Oracle, a major player in the tech industry, is at the center of this shift. Its credit default swaps (CDS)—financial instruments that act as insurance against default—have widened significantly, indicating that investors now view Oracle's debt as riskier. This change is driven by the company's surging capital expenditures (CapEx) on AI and machine learning tools, coupled with a noticeable drop in free cash flow (FCF).

Oracle is not alone in this trend. Tech giants like Meta Platforms and Amazon are also experiencing similar pressures, as their free cash flow declines while AI-related investments continue to climb. Analysts are closely monitoring companies like Microsoft and Alphabet, anticipating that they too may face increased scrutiny as their AI-driven CapEx grows.

Why the Credit Market Matters

Unlike the stock market, which often tolerates speculative growth, the credit market is less forgiving. When CDS spreads widen, it signals that the cost of insuring a company's debt has risen, reflecting bondholders' concerns about the company's ability to repay its obligations. This reallocation of risk goes beyond mere stock volatility, focusing on the fundamental financial health of these tech giants.

Free cash flow is a critical metric for any company, representing the cash generated after covering operating expenses and capital investments. A persistent decline in FCF, even as companies invest heavily in AI infrastructure, raises questions about the long-term viability of these investments. If AI-driven spending doesn't translate into stronger cash generation in the near future, the market could see further risk re-weighting and even wider credit spreads, potentially impacting equity valuations.

Industry-Wide Concerns

This trend is not limited to a few companies. According to Mott Capital Management, the widening CDS spreads for Oracle, Microsoft, and Amazon, along with newly established spreads for Alphabet and Meta, highlight an industry-wide concern. The key question is whether the promise of future AI revenues justifies the immediate drain on cash. For bond investors, the answer must be backed by concrete evidence rather than potential.

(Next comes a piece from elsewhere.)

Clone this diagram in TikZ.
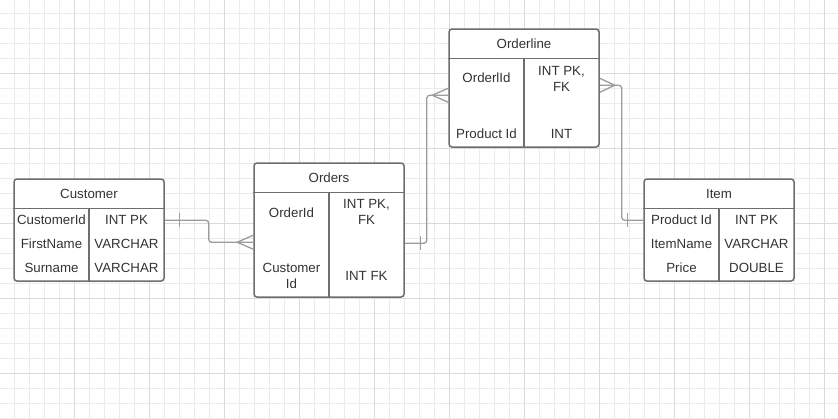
\documentclass[tikz,border=0pt]{standalone}
\usepackage{fontspec}
\setmainfont{Liberation Sans}
\usepackage{tikz}
\usetikzlibrary{positioning}

\definecolor{gridminor}{HTML}{EBEBEB}
\definecolor{gridmajor}{HTML}{DADADA}
\definecolor{boxline}{HTML}{6E6E6E}
\definecolor{relline}{HTML}{9C9C9C}
\definecolor{celltext}{HTML}{333333}

\tikzset{
  table/.style = {draw=boxline, line width=1.5pt, fill=white, rounded corners=3pt, minimum width=150pt, inner sep=0pt},
  sep/.style   = {draw=boxline, line width=1.5pt},
  cell/.style  = {text=celltext, font=\fontsize{13.3}{16}\selectfont, align=center, inner sep=0pt, yshift=-1.5pt},
  rel/.style   = {draw=relline, line width=1.3pt, rounded corners=3pt},
  foot/.style  = {draw=relline, line width=1.3pt},
}

\begin{document}
\begin{tikzpicture}[x=1pt, y=-1pt]

\useasboundingbox (0,0) rectangle (838,418);
\fill [white] (0,0) rectangle (838,418);

% grid
\foreach \x in {-1,14,...,839} \draw [gridminor, line width=0.9pt] (\x,0) -- (\x,418);
\foreach \y in {-2,13,...,418} \draw [gridminor, line width=0.9pt] (0,\y) -- (838,\y);
\foreach \x in {74,149,...,839} \draw [gridmajor, line width=0.9pt] (\x,0) -- (\x,418);
\foreach \y in {73,148,...,418} \draw [gridmajor, line width=0.9pt] (0,\y) -- (838,\y);

% tables
\node [table, minimum height=102pt] (cust)  at (89,230)  {};
\node [table, minimum height=134pt] (ord)   at (329,230) {};
\node [table, minimum height=118pt] (oline) at (524,88)  {};
\node [table, minimum height=102pt] (item)  at (719,230) {};

\foreach \t in {cust, ord, oline, item} {
  \path [sep] ([yshift=-30pt]\t.north west) -- ([yshift=-30pt]\t.north east);
  \path [sep] ([yshift=-30pt]\t.north)      -- (\t.south);
}

\node [cell] (custt)  at ([yshift=-14pt]cust.north)                  {Customer};
\node [cell] (cust1)  at ([xshift=-37.5pt, yshift=-40pt]cust.north)  {CustomerId};
\node [cell] (cust1t) at ([xshift= 37.5pt, yshift=-40pt]cust.north)  {INT PK};
\node [cell] (cust2)  at ([xshift=-37.5pt, yshift=-64pt]cust.north)  {FirstName};
\node [cell] (cust2t) at ([xshift= 37.5pt, yshift=-64pt]cust.north)  {VARCHAR};
\node [cell] (cust3)  at ([xshift=-37.5pt, yshift=-88pt]cust.north)  {Surname};
\node [cell] (cust3t) at ([xshift= 37.5pt, yshift=-88pt]cust.north)  {VARCHAR};

\node [cell] (ordt)   at ([yshift=-14pt]ord.north)                   {Orders};
\node [cell] (ord1)   at ([xshift=-37.5pt, yshift=-49pt]ord.north)   {OrderId};
\node [cell] (ord1t)  at ([xshift= 37.5pt, yshift=-48pt]ord.north)   {INT PK,\\FK};
\node [cell] (ord2)   at ([xshift=-37.5pt, yshift=-112pt]ord.north)  {Customer\\Id};
\node [cell] (ord2t)  at ([xshift= 37.5pt, yshift=-112pt]ord.north)  {INT FK};

\node [cell] (olinet) at ([yshift=-14pt]oline.north)                 {Orderline};
\node [cell] (oline1) at ([xshift=-37.5pt, yshift=-48pt]oline.north) {OrderlId};
\node [cell] (olin1t) at ([xshift= 37.5pt, yshift=-49pt]oline.north) {INT PK,\\FK};
\node [cell] (oline2) at ([xshift=-37.5pt, yshift=-104pt]oline.north) {Product Id};
\node [cell] (olin2t) at ([xshift= 37.5pt, yshift=-104pt]oline.north) {INT};

\node [cell] (itemt)  at ([yshift=-14pt]item.north)                  {Item};
\node [cell] (item1)  at ([xshift=-37.5pt, yshift=-40pt]item.north)  {Product Id};
\node [cell] (item1t) at ([xshift= 37.5pt, yshift=-40pt]item.north)  {INT PK};
\node [cell] (item2)  at ([xshift=-37.5pt, yshift=-64pt]item.north)  {ItemName};
\node [cell] (item2t) at ([xshift= 37.5pt, yshift=-64pt]item.north)  {VARCHAR};
\node [cell] (item3)  at ([xshift=-37.5pt, yshift=-88pt]item.north)  {Price};
\node [cell] (item3t) at ([xshift= 37.5pt, yshift=-88pt]item.north)  {DOUBLE};

% relations
\coordinate (r1a) at ([yshift=-42pt]cust.north east);
\coordinate (r1b) at ([yshift=-80pt]ord.north west);
\coordinate (r2a) at ([yshift=-81pt]ord.north east);
\coordinate (r2b) at ([yshift=-67pt]oline.north west);
\coordinate (r3a) at ([yshift=-57pt]oline.north east);
\coordinate (r3b) at ([yshift=-42pt]item.north west);

\path [rel] (r1a) -- ++(44,0) |- (r1b);
\path [foot] ([xshift=15pt, yshift=7pt]r1a) -- ([xshift=15pt, yshift=-7pt]r1a);
\path [foot] ([yshift=7pt]r1b) -- ([xshift=-16pt]r1b) -- ([yshift=-7pt]r1b);

\path [rel] (r2a) -- ++(22,0) |- (r2b);
\path [foot] ([xshift=16pt, yshift=7pt]r2a) -- ([xshift=16pt, yshift=-7pt]r2a);
\path [foot] ([yshift=7pt]r2b) -- ([xshift=-16pt]r2b) -- ([yshift=-7pt]r2b);

\path [rel] (r3a) -- ++(22,0) |- (r3b);
\path [foot] ([yshift=7pt]r3a) -- ([xshift=15pt]r3a) -- ([yshift=-7pt]r3a);
\path [foot] ([xshift=-16pt, yshift=7pt]r3b) -- ([xshift=-16pt, yshift=-7pt]r3b);

\end{tikzpicture}
\end{document}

These developments suggest growing skepticism about the immediate returns from AI investments. While the long-term potential of generative AI is undeniable, the near-term financial strain is becoming a tangible concern. The market is demanding a clearer path for these colossal expenditures to start generating cash, not just fueling data centers.

The Broader Implications

The credit market's unease serves as a wake-up call for the AI investment narrative. Equity markets often ride the hype cycle, but bond investors require robust fundamentals. This scrutiny from the debt side forces a crucial question: Are these AI investments genuinely value-creating, or are they becoming a capital trap?

For investors, this signals a need for vigilance. While the AI revolution is underway, the financial implications of its massive infrastructure build-out are now being critically assessed. Keeping an eye on free cash flow metrics and credit spreads will provide a more nuanced picture than headlines alone. The market is increasingly demanding that AI spending not only builds the future but also pays for it.